TASK INSTRUCTIONS: Drop the pictures, then extract the listing word for word.

— Start of COLLECTED MATERIAL —

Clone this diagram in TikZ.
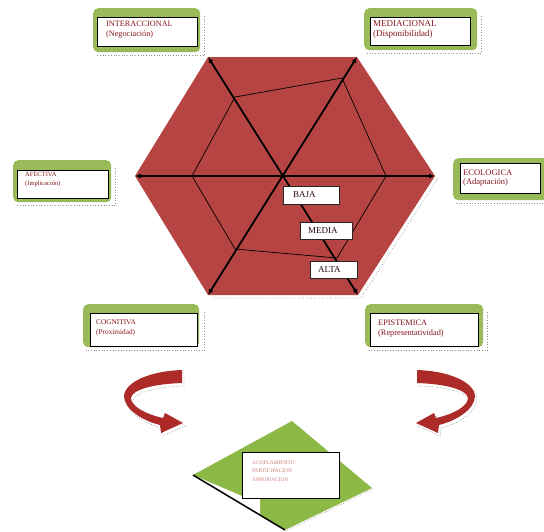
\documentclass[tikz,border=0pt]{standalone}
\usepackage{fontspec}
\setmainfont{Liberation Serif}
\usetikzlibrary{arrows.meta,calc}
\definecolor{hexred}{RGB}{182,68,66}
\definecolor{framegreen}{RGB}{152,186,88}
\definecolor{leaf}{RGB}{140,184,70}
\definecolor{ink}{RGB}{135,20,30}
\definecolor{shade}{RGB}{140,140,140}
\definecolor{arrowred}{RGB}{172,42,40}
\definecolor{paleink}{RGB}{205,125,125}
\begin{document}
\begin{tikzpicture}[x=1pt,y=-1pt,
  greenframe/.style={draw=none, fill=framegreen, rounded corners=5pt, anchor=north west, inner sep=0pt},
  whitebox/.style={draw=black, line width=1.1pt, fill=white, anchor=north west, inner sep=0pt},
  % multi-line captions: the node is placed at the baseline of its last line
  captext/.style={anchor=base west, align=left, inner sep=0pt, text=ink},
  shadowline/.style={draw=shade, dotted, line width=0.7pt},
  levelbox/.style={draw=black!85, line width=0.8pt, fill=white, anchor=north west, inner sep=0pt},
  leveltext/.style={anchor=west, inner sep=0pt, text=black!70!ink, font=\fontsize{9}{10}\selectfont},
  axis/.style={line width=1.8pt, {Latex[length=6pt,width=5pt]}-{Latex[length=6pt,width=5pt]}},
  web/.style={line width=0.7pt, draw=black}]
\useasboundingbox (0,0) rectangle (544,531);

% ---------- hexagon vertices ----------
\coordinate (vL)  at (135,176);
\coordinate (vTL) at (208,57);
\coordinate (vTR) at (357,57);
\coordinate (vR)  at (435,176);
\coordinate (vBR) at (358,295);
\coordinate (vBL) at (208,295);
% inner polygon on the axes
\coordinate (p1) at (235,97);
\coordinate (p2) at (342,78);
\coordinate (p3) at (386,176);
\coordinate (p4) at (337,258);
\coordinate (p5) at (235,249);
\coordinate (p6) at (192,176);

\draw[shadowline] ($(vR)+(3,2)$) -- ($(vBR)+(3,3)$) -- ($(vBL)+(5,3)$);
\fill[hexred] (vL) -- (vTL) -- (vTR) -- (vR) -- (vBR) -- (vBL) -- cycle;
\draw[web] (p1) -- (p2) -- (p3) -- (p4) -- (p5) -- (p6) -- cycle;
\draw[axis] (vL) -- (vR);
\draw[axis] (vTL) -- (vBR);
\draw[axis] (vBL) -- (vTR);

% level labels
\node[levelbox, minimum width=56pt, minimum height=18pt] (bBaja) at (283,186) {};
\node[leveltext] (tBaja) at (293,195) {BAJA};
\node[levelbox, minimum width=52pt, minimum height=17pt] (bMedia) at (300,222) {};
\node[leveltext] (tMedia) at (308,230.5) {MEDIA};
\node[levelbox, minimum width=47pt, minimum height=17pt] (bAlta) at (310,261) {};
\node[leveltext] (tAlta) at (318,269.5) {ALTA};

% ---------- dimension boxes ----------
% Interaccional
\node[greenframe, minimum width=107pt, minimum height=44pt] (g1) at (93,8) {};
\draw[shadowline] ($(g1.north east)+(4,8)$) -- ($(g1.south east)+(4,3)$) -- ($(g1.south west)+(3,3)$);
\node[whitebox, minimum width=100pt, minimum height=29pt] (w1) at (97,17) {};
\node[captext, font=\fontsize{8.2}{10.5}\selectfont] (t1) at (106,36.5) {INTERACCIONAL\\(Negociación)};
% Mediacional
\node[greenframe, minimum width=113pt, minimum height=42pt] (g2) at (364,8) {};
\draw[shadowline] ($(g2.north east)+(4,8)$) -- ($(g2.south east)+(4,3)$) -- ($(g2.south west)+(3,3)$);
\node[whitebox, minimum width=100pt, minimum height=28pt] (w2) at (370,17) {};
\node[captext, font=\fontsize{9}{10}\selectfont] (t2) at (373,36) {MEDIACIONAL\\(Disponibilidad)};
% Afectiva
\node[greenframe, minimum width=98pt, minimum height=42pt] (g3) at (13,160) {};
\draw[shadowline] ($(g3.north east)+(4,8)$) -- ($(g3.south east)+(4,3)$) -- ($(g3.south west)+(3,3)$);
\node[whitebox, minimum width=91pt, minimum height=28pt] (w3) at (17,170) {};
\node[captext, font=\fontsize{6.5}{8.5}\selectfont] (t3) at (25,185) {AFECTIVA\\(Implicación)};
% Ecologica
\node[greenframe, minimum width=100pt, minimum height=42pt] (g4) at (453,158) {};
\draw[shadowline] ($(g4.south west)+(3,3)$) -- ($(g4.south east)+(3,3)$);
\node[whitebox, minimum width=80pt, minimum height=30pt] (w4) at (460,163) {};
\node[captext, font=\fontsize{8.5}{9.5}\selectfont] (t4) at (463,184.5) {ECOLOGICA\\(Adaptación)};
% Cognitiva
\node[greenframe, minimum width=116pt, minimum height=43pt] (g5) at (83,304) {};
\draw[shadowline] ($(g5.north east)+(5,8)$) -- ($(g5.south east)+(5,3)$) -- ($(g5.south west)+(3,3)$);
\node[whitebox, minimum width=107pt, minimum height=33pt] (w5) at (90,313) {};
\node[captext, font=\fontsize{7.3}{10}\selectfont] (t5) at (96,334.5) {COGNITIVA\\(Proximidad)};
% Epistemica
\node[greenframe, minimum width=118pt, minimum height=43pt] (g6) at (365,304) {};
\draw[shadowline] ($(g6.north east)+(4,8)$) -- ($(g6.south east)+(4,3)$) -- ($(g6.south west)+(3,3)$);
\node[whitebox, minimum width=108pt, minimum height=33pt] (w6) at (370,313) {};
\node[captext, font=\fontsize{8.3}{10}\selectfont] (t6) at (378,335.5) {EPISTEMICA\\(Representatividad)};

% ---------- curved arrows ----------
\def\curvedarrow{(182,370) .. controls (150,371) and (125,382) .. (124,396)
  .. controls (124,408) and (140,420) .. (160,425) -- (161,433) -- (183,423)
  -- (165,413) -- (163,418) .. controls (145,414) and (131,406) .. (131,398)
  .. controls (132,390) and (152,384) .. (182,383) -- cycle}
\draw[shadowline, shift={(2,3)}] \curvedarrow;
\fill[arrowred] \curvedarrow;
\begin{scope}[shift={(599,0)}, xscale=-1]
  \draw[shadowline, shift={(-2,3)}] \curvedarrow;
  \fill[arrowred] \curvedarrow;
\end{scope}

% ---------- diamond ----------
\coordinate (dL) at (193,475);
\coordinate (dT) at (292,421);
\coordinate (dR) at (372,488);
\coordinate (dB) at (285,530);
\fill[leaf] (dL) -- (dT) -- (dR) -- (dB) -- cycle;
\fill[white] (dL) -- (242,496) -- (260,498) -- (260,516) -- cycle;
\draw[shadowline] ($(dR)+(1,1)$) -- ($(dB)+(1,1)$);
\draw[line width=1.5pt] (dL) -- (dB);
\node[whitebox, line width=1pt, minimum width=97pt, minimum height=46pt] (wD) at (242,452) {};
\node[captext, text=paleink, font=\fontsize{5.4}{8.5}\selectfont] (tD) at (252,481) {ACOPLAMIENTO\\PARTICIPACION\\APROPIACION};
\end{tikzpicture}
\end{document}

— End of COLLECTED MATERIAL —

WRITTEN SOLUTION:
Clone this diagram in TikZ.
\documentclass[tikz,border=0pt]{standalone}
\usepackage{fontspec}
\setmainfont{Liberation Serif}
\usetikzlibrary{arrows.meta,calc}
\definecolor{hexred}{RGB}{182,68,66}
\definecolor{framegreen}{RGB}{152,186,88}
\definecolor{leaf}{RGB}{140,184,70}
\definecolor{ink}{RGB}{135,20,30}
\definecolor{shade}{RGB}{140,140,140}
\definecolor{arrowred}{RGB}{172,42,40}
\definecolor{paleink}{RGB}{205,125,125}
\begin{document}
\begin{tikzpicture}[x=1pt,y=-1pt,
  greenframe/.style={draw=none, fill=framegreen, rounded corners=5pt, anchor=north west, inner sep=0pt},
  whitebox/.style={draw=black, line width=1.1pt, fill=white, anchor=north west, inner sep=0pt},
  % multi-line captions: the node is placed at the baseline of its last line
  captext/.style={anchor=base west, align=left, inner sep=0pt, text=ink},
  shadowline/.style={draw=shade, dotted, line width=0.7pt},
  levelbox/.style={draw=black!85, line width=0.8pt, fill=white, anchor=north west, inner sep=0pt},
  leveltext/.style={anchor=west, inner sep=0pt, text=black!70!ink, font=\fontsize{9}{10}\selectfont},
  axis/.style={line width=1.8pt, {Latex[length=6pt,width=5pt]}-{Latex[length=6pt,width=5pt]}},
  web/.style={line width=0.7pt, draw=black}]
\useasboundingbox (0,0) rectangle (544,531);

% ---------- hexagon vertices ----------
\coordinate (vL)  at (135,176);
\coordinate (vTL) at (208,57);
\coordinate (vTR) at (357,57);
\coordinate (vR)  at (435,176);
\coordinate (vBR) at (358,295);
\coordinate (vBL) at (208,295);
% inner polygon on the axes
\coordinate (p1) at (235,97);
\coordinate (p2) at (342,78);
\coordinate (p3) at (386,176);
\coordinate (p4) at (337,258);
\coordinate (p5) at (235,249);
\coordinate (p6) at (192,176);

\draw[shadowline] ($(vR)+(3,2)$) -- ($(vBR)+(3,3)$) -- ($(vBL)+(5,3)$);
\fill[hexred] (vL) -- (vTL) -- (vTR) -- (vR) -- (vBR) -- (vBL) -- cycle;
\draw[web] (p1) -- (p2) -- (p3) -- (p4) -- (p5) -- (p6) -- cycle;
\draw[axis] (vL) -- (vR);
\draw[axis] (vTL) -- (vBR);
\draw[axis] (vBL) -- (vTR);

% level labels
\node[levelbox, minimum width=56pt, minimum height=18pt] (bBaja) at (283,186) {};
\node[leveltext] (tBaja) at (293,195) {BAJA};
\node[levelbox, minimum width=52pt, minimum height=17pt] (bMedia) at (300,222) {};
\node[leveltext] (tMedia) at (308,230.5) {MEDIA};
\node[levelbox, minimum width=47pt, minimum height=17pt] (bAlta) at (310,261) {};
\node[leveltext] (tAlta) at (318,269.5) {ALTA};

% ---------- dimension boxes ----------
% Interaccional
\node[greenframe, minimum width=107pt, minimum height=44pt] (g1) at (93,8) {};
\draw[shadowline] ($(g1.north east)+(4,8)$) -- ($(g1.south east)+(4,3)$) -- ($(g1.south west)+(3,3)$);
\node[whitebox, minimum width=100pt, minimum height=29pt] (w1) at (97,17) {};
\node[captext, font=\fontsize{8.2}{10.5}\selectfont] (t1) at (106,36.5) {INTERACCIONAL\\(Negociación)};
% Mediacional
\node[greenframe, minimum width=113pt, minimum height=42pt] (g2) at (364,8) {};
\draw[shadowline] ($(g2.north east)+(4,8)$) -- ($(g2.south east)+(4,3)$) -- ($(g2.south west)+(3,3)$);
\node[whitebox, minimum width=100pt, minimum height=28pt] (w2) at (370,17) {};
\node[captext, font=\fontsize{9}{10}\selectfont] (t2) at (373,36) {MEDIACIONAL\\(Disponibilidad)};
% Afectiva
\node[greenframe, minimum width=98pt, minimum height=42pt] (g3) at (13,160) {};
\draw[shadowline] ($(g3.north east)+(4,8)$) -- ($(g3.south east)+(4,3)$) -- ($(g3.south west)+(3,3)$);
\node[whitebox, minimum width=91pt, minimum height=28pt] (w3) at (17,170) {};
\node[captext, font=\fontsize{6.5}{8.5}\selectfont] (t3) at (25,185) {AFECTIVA\\(Implicación)};
% Ecologica
\node[greenframe, minimum width=100pt, minimum height=42pt] (g4) at (453,158) {};
\draw[shadowline] ($(g4.south west)+(3,3)$) -- ($(g4.south east)+(3,3)$);
\node[whitebox, minimum width=80pt, minimum height=30pt] (w4) at (460,163) {};
\node[captext, font=\fontsize{8.5}{9.5}\selectfont] (t4) at (463,184.5) {ECOLOGICA\\(Adaptación)};
% Cognitiva
\node[greenframe, minimum width=116pt, minimum height=43pt] (g5) at (83,304) {};
\draw[shadowline] ($(g5.north east)+(5,8)$) -- ($(g5.south east)+(5,3)$) -- ($(g5.south west)+(3,3)$);
\node[whitebox, minimum width=107pt, minimum height=33pt] (w5) at (90,313) {};
\node[captext, font=\fontsize{7.3}{10}\selectfont] (t5) at (96,334.5) {COGNITIVA\\(Proximidad)};
% Epistemica
\node[greenframe, minimum width=118pt, minimum height=43pt] (g6) at (365,304) {};
\draw[shadowline] ($(g6.north east)+(4,8)$) -- ($(g6.south east)+(4,3)$) -- ($(g6.south west)+(3,3)$);
\node[whitebox, minimum width=108pt, minimum height=33pt] (w6) at (370,313) {};
\node[captext, font=\fontsize{8.3}{10}\selectfont] (t6) at (378,335.5) {EPISTEMICA\\(Representatividad)};

% ---------- curved arrows ----------
\def\curvedarrow{(182,370) .. controls (150,371) and (125,382) .. (124,396)
  .. controls (124,408) and (140,420) .. (160,425) -- (161,433) -- (183,423)
  -- (165,413) -- (163,418) .. controls (145,414) and (131,406) .. (131,398)
  .. controls (132,390) and (152,384) .. (182,383) -- cycle}
\draw[shadowline, shift={(2,3)}] \curvedarrow;
\fill[arrowred] \curvedarrow;
\begin{scope}[shift={(599,0)}, xscale=-1]
  \draw[shadowline, shift={(-2,3)}] \curvedarrow;
  \fill[arrowred] \curvedarrow;
\end{scope}

% ---------- diamond ----------
\coordinate (dL) at (193,475);
\coordinate (dT) at (292,421);
\coordinate (dR) at (372,488);
\coordinate (dB) at (285,530);
\fill[leaf] (dL) -- (dT) -- (dR) -- (dB) -- cycle;
\fill[white] (dL) -- (242,496) -- (260,498) -- (260,516) -- cycle;
\draw[shadowline] ($(dR)+(1,1)$) -- ($(dB)+(1,1)$);
\draw[line width=1.5pt] (dL) -- (dB);
\node[whitebox, line width=1pt, minimum width=97pt, minimum height=46pt] (wD) at (242,452) {};
\node[captext, text=paleink, font=\fontsize{5.4}{8.5}\selectfont] (tD) at (252,481) {ACOPLAMIENTO\\PARTICIPACION\\APROPIACION};
\end{tikzpicture}
\end{document}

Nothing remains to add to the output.